Well, I don't think that is historically accurate about how {ke'a} and {ce'u} were selected nor do I know of any devices of the sort you mention (other than {zo'u} constructions like the ones I used -- but those give the wrong sorts of things, as ordinary bound variables seem likely to do), still there could be such a system, and, indeed, the Lojban system may be one such.  But that is not specified anywhere that I can find and the use of "lambda variable" cuts against it in the case of {ce'u} (less so for {kea} where the binding is by the gadri -- though this is never said outright). 

<#I don't understand what it would mean for ce'u to be transitive or
#intransitive.>
#
#If it is in a construction within a construction then it is in the outer
#construction, rather than being confined to the inner. 

Okay. Well then, yes, in a sense I want ke'a and ce'u to be sometimes
transitive and sometime intransitive.

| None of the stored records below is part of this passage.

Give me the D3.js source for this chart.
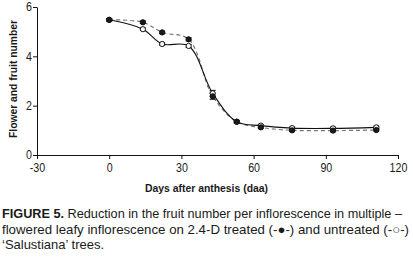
<!DOCTYPE html>
<html><head><meta charset="utf-8">
<script src="https://cdn.jsdelivr.net/npm/d3@7"></script>
<style>
body{margin:0;background:#fff;}
svg{display:block;}
text{font-family:"Liberation Sans","Arial",sans-serif;fill:#1a1a1a;}
</style></head><body>
<script>
const days = [0, 14, 22, 33, 43, 53, 63, 76, 93, 111];
const treated = [5.48, 5.38, 4.97, 4.69, 2.38, 1.35, 1.12, 1.0, 0.99, 1.01];
const treatedErr = [0.05, 0.05, 0.05, 0.06, 0.12, 0.05, 0.05, 0.05, 0.05, 0.04];
const untreated = [5.48, 5.1, 4.5, 4.42, 2.5, 1.35, 1.19, 1.09, 1.08, 1.12];
const untreatedErr = [0.05, 0.05, 0.05, 0.06, 0.12, 0.05, 0.05, 0.05, 0.05, 0.05];
const xTicks = [-30, 0, 30, 60, 90, 120];
const yTicks = [0, 2, 4, 6];
const yTitle = "Flower and fruit number";
const xTitle = "Days after anthesis (daa)";

const W = 413, H = 261;
const svg = d3.select("body").append("svg").attr("width", W).attr("height", H);
const x = d3.scaleLinear().domain([-30, 120]).range([37, 398]);
const y = d3.scaleLinear().domain([0, 6]).range([155, 7]);

const xa = svg.append("g").attr("transform", "translate(0,155)")
  .call(d3.axisBottom(x).tickValues(xTicks).tickSize(4).tickSizeOuter(0).tickFormat(d => String(d)));
const ya = svg.append("g").attr("transform", "translate(37,0)")
  .call(d3.axisLeft(y).tickValues(yTicks).tickSize(4).tickSizeOuter(0).tickFormat(d => String(d)));
[xa, ya].forEach(g => {
  g.select(".domain").attr("stroke", "#111").attr("stroke-width", 1);
  g.selectAll(".tick line").attr("stroke", "#111");
  g.selectAll(".tick text").attr("font-size", 13).attr("fill", "#1a1a1a")
    .style("font-family", '"Liberation Sans",Arial,sans-serif');
});
xa.selectAll(".tick text").attr("y", 7).attr("dy", "0.8em");
ya.selectAll(".tick text").attr("x", -5).attr("dy", "0.3em");
// narrow the tick labels like a condensed face
svg.selectAll(".tick text").each(function () {
  const w = this.getComputedTextLength();
  d3.select(this).attr("textLength", w * 0.82).attr("lengthAdjust", "spacingAndGlyphs");
});

svg.append("text").attr("transform", "translate(17,79) rotate(-90)")
  .attr("text-anchor", "middle").attr("font-size", 11).attr("font-weight", "bold")
  .attr("textLength", 118).attr("lengthAdjust", "spacingAndGlyphs").text(yTitle);
svg.append("text").attr("x", 145).attr("y", 192)
  .attr("font-size", 11).attr("font-weight", "bold")
  .attr("textLength", 123).attr("lengthAdjust", "spacingAndGlyphs").text(xTitle);

const line = d3.line().x(d => x(d[0])).y(d => y(d[1])).curve(d3.curveCatmullRom.alpha(0.5));
const tData = days.map((d, i) => [d, treated[i], treatedErr[i]]);
const uData = days.map((d, i) => [d, untreated[i], untreatedErr[i]]);

svg.append("path").datum(tData).attr("d", line).attr("fill", "none")
  .attr("stroke", "#777").attr("stroke-width", 1.2).attr("stroke-dasharray", "4,3");
svg.append("path").datum(uData).attr("d", line).attr("fill", "none")
  .attr("stroke", "#111").attr("stroke-width", 1.1);

function errBars(data) {
  const g = svg.append("g").attr("stroke", "#111").attr("stroke-width", 1);
  g.selectAll("line.v").data(data).join("line")
    .attr("x1", d => x(d[0])).attr("x2", d => x(d[0]))
    .attr("y1", d => y(d[1] - d[2])).attr("y2", d => y(d[1] + d[2]));
  g.selectAll("line.t").data(data).join("line")
    .attr("x1", d => x(d[0]) - 3).attr("x2", d => x(d[0]) + 3)
    .attr("y1", d => y(d[1] + d[2])).attr("y2", d => y(d[1] + d[2]));
  g.selectAll("line.b").data(data).join("line")
    .attr("x1", d => x(d[0]) - 3).attr("x2", d => x(d[0]) + 3)
    .attr("y1", d => y(d[1] - d[2])).attr("y2", d => y(d[1] - d[2]));
}
errBars(uData);
errBars(tData);

svg.append("g").selectAll("circle").data(uData).join("circle")
  .attr("cx", d => x(d[0])).attr("cy", d => y(d[1])).attr("r", 2.6)
  .attr("fill", "#fff").attr("stroke", "#111").attr("stroke-width", 1);
svg.append("g").selectAll("circle").data(tData).join("circle")
  .attr("cx", d => x(d[0])).attr("cy", d => y(d[1])).attr("r", 2.6)
  .attr("fill", "#1a1a1a").attr("stroke", "#111").attr("stroke-width", 1);

const cap = svg.append("g").attr("font-size", 13);
const l1 = cap.append("text").attr("x", 2).attr("y", 218)
  .attr("textLength", 400).attr("lengthAdjust", "spacingAndGlyphs");
l1.append("tspan").attr("font-weight", "bold").text("FIGURE 5.");
l1.append("tspan").text(" Reduction in the fruit number per inflorescence in multiple \u2013");
cap.append("text").attr("x", 2).attr("y", 233.5)
  .attr("textLength", 407).attr("lengthAdjust", "spacingAndGlyphs")
  .text("flowered leafy inflorescence on 2.4-D treated (-\u25CF-) and untreated (-\u25CB-)");
cap.append("text").attr("x", 2).attr("y", 249)
  .attr("textLength", 102).attr("lengthAdjust", "spacingAndGlyphs")
  .text("\u2018Salustiana\u2019 trees.");
</script>
</body></html>
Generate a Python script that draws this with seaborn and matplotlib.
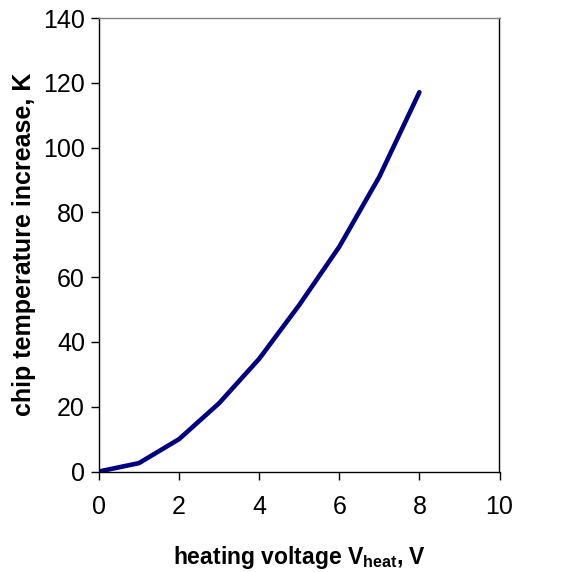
#!/usr/bin/env python3
"""
Chip temperature increase vs heating voltage.
"""

import pandas as pd
import matplotlib
matplotlib.use("Agg")
import matplotlib.pyplot as plt
import seaborn as sns

# data
voltage = [0, 1, 2, 3, 4, 5, 6, 7, 8]
temp_increase = [0, 2.6, 10.0, 21.1, 34.8, 51.4, 69.4, 91.0, 117.1]

x_ticks = [0, 2, 4, 6, 8, 10]
y_ticks = [0, 20, 40, 60, 80, 100, 120, 140]

LINE_COLOR = "#000080"


def main():
    sns.set_style("ticks")
    plt.rcParams["font.family"] = ["Liberation Sans", "DejaVu Sans"]
    plt.rcParams["mathtext.fontset"] = "custom"
    plt.rcParams["mathtext.rm"] = "Liberation Sans:bold"
    plt.rcParams["mathtext.default"] = "rm"
    plt.rcParams["text.color"] = "black"
    plt.rcParams["axes.labelcolor"] = "black"

    df = pd.DataFrame({"V": voltage, "dT": temp_increase})

    fig = plt.figure(figsize=(5.62, 5.72), dpi=100)
    ax = fig.add_axes([99 / 562, 1 - 471.5 / 572, 400.5 / 562, 453.5 / 572])

    sns.lineplot(data=df, x="V", y="dT", ax=ax, color=LINE_COLOR,
                 linewidth=3.3, solid_capstyle="round", solid_joinstyle="round")

    ax.set_xlim(0, 10)
    ax.set_ylim(0, 140)
    ax.set_xticks(x_ticks)
    ax.set_yticks(y_ticks)
    ax.tick_params(axis="both", direction="out", length=6, width=1,
                   color="black", labelsize=18, labelcolor="black")
    ax.tick_params(axis="x", pad=11)
    ax.tick_params(axis="y", pad=4)

    for side in ["left", "bottom", "right"]:
        ax.spines[side].set_visible(True)
        ax.spines[side].set_color("black")
        ax.spines[side].set_linewidth(1)
    ax.spines["top"].set_visible(True)
    ax.spines["top"].set_color("#808080")
    ax.spines["top"].set_linewidth(1)

    ax.set_xlabel(r"heating voltage V$_{heat}$, V", fontsize=16.5,
                  fontweight="bold", labelpad=18, color="black")
    ax.set_ylabel("chip temperature increase, K", fontsize=18,
                  fontweight="bold", labelpad=5, color="black")

    fig.savefig("out.png", dpi=100)
    plt.close(fig)


if __name__ == "__main__":
    main()
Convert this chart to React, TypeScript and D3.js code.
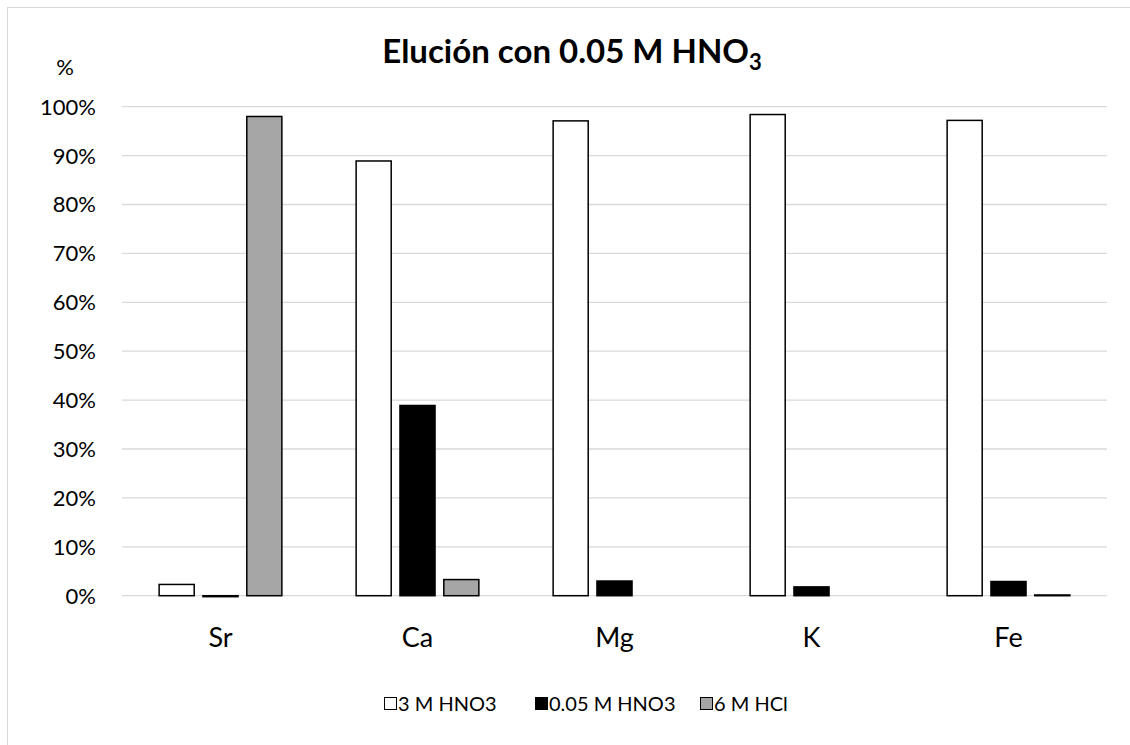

But I think it is fairer to say that
I want them to always be intransitive relative to the 'operator' that
binds them, and transitive relative to everything else. da-series
variables work exactly the same way.>

This presupposes that {ka} et a few cetera bind {ce'u}, but, aside fromthe fact that {ka} requires {ce'u} and some others permit it (maybe even require it, but I don't think so -- {ka} really is, as I have said all along, peculiar here), I don't see that it binds {ce'u} in the way that LE binds{ke'a}.  On the contrary, {ce'u} seems to contain its own binding operator (the lambda), as witness the fact that it is different each time it occurs (cf. {ma}, which is bound by nothing but itself -- and similarly all the interrogatives).  

<Okay. Well at least I see your position now. In a sense, on your position ka
seems redundant: if {ka ce'u goi cy zo'u da prami le mamta be cy} is
the property of having a beloved mother, then would not {da poi ke'a seprami
be de gi'e mamta be ce'u} do equally well?>

Well, no, since they are different syntactic categories in Lojban (and do the sumti really have to have {be} in poi clauses -- and if so, why doesn't {ke'a}? -- or is this one of the messes with {gi'e}?): one a  predicate, the other a sumti (or, I would say, sumti function).  However, I see that the same situation underlies the two.  I don't think they are intertranslatable, however.   

<And your position opens many cans of worms. For example, does a
"le mamta be ce'u be'o poi xendo" mean "the property of having a kind mother"
or "the kind property of having a mother"? Do we really want to have to
grapple with all these problems that simply don't exist on the standardstory
about ce'u?>

Neither, of course -- no properties here.  What is the rule in general?  I recall that it is that {poi} clauses modify the whole sumti, so it would be "the mother-of function that is kind" not "the kind-mother-of function."  To be sure, I suppose that the distinction is hard to make in ordinary cases : the friends of Jerry who are kind are probably Jery's kind friends, and so on.  

<It must be me that is missing something, since, as I say above, I think the
way is {tu'odu'u/ka ce'u mamta ce'u}. This is standard uncontroversial
Lojban.>

And again, what you are missing is that that is a function which gives propositions (as the {du'u} versions says) while we are talking (well, I am; you are confused) about a function that gives individuals.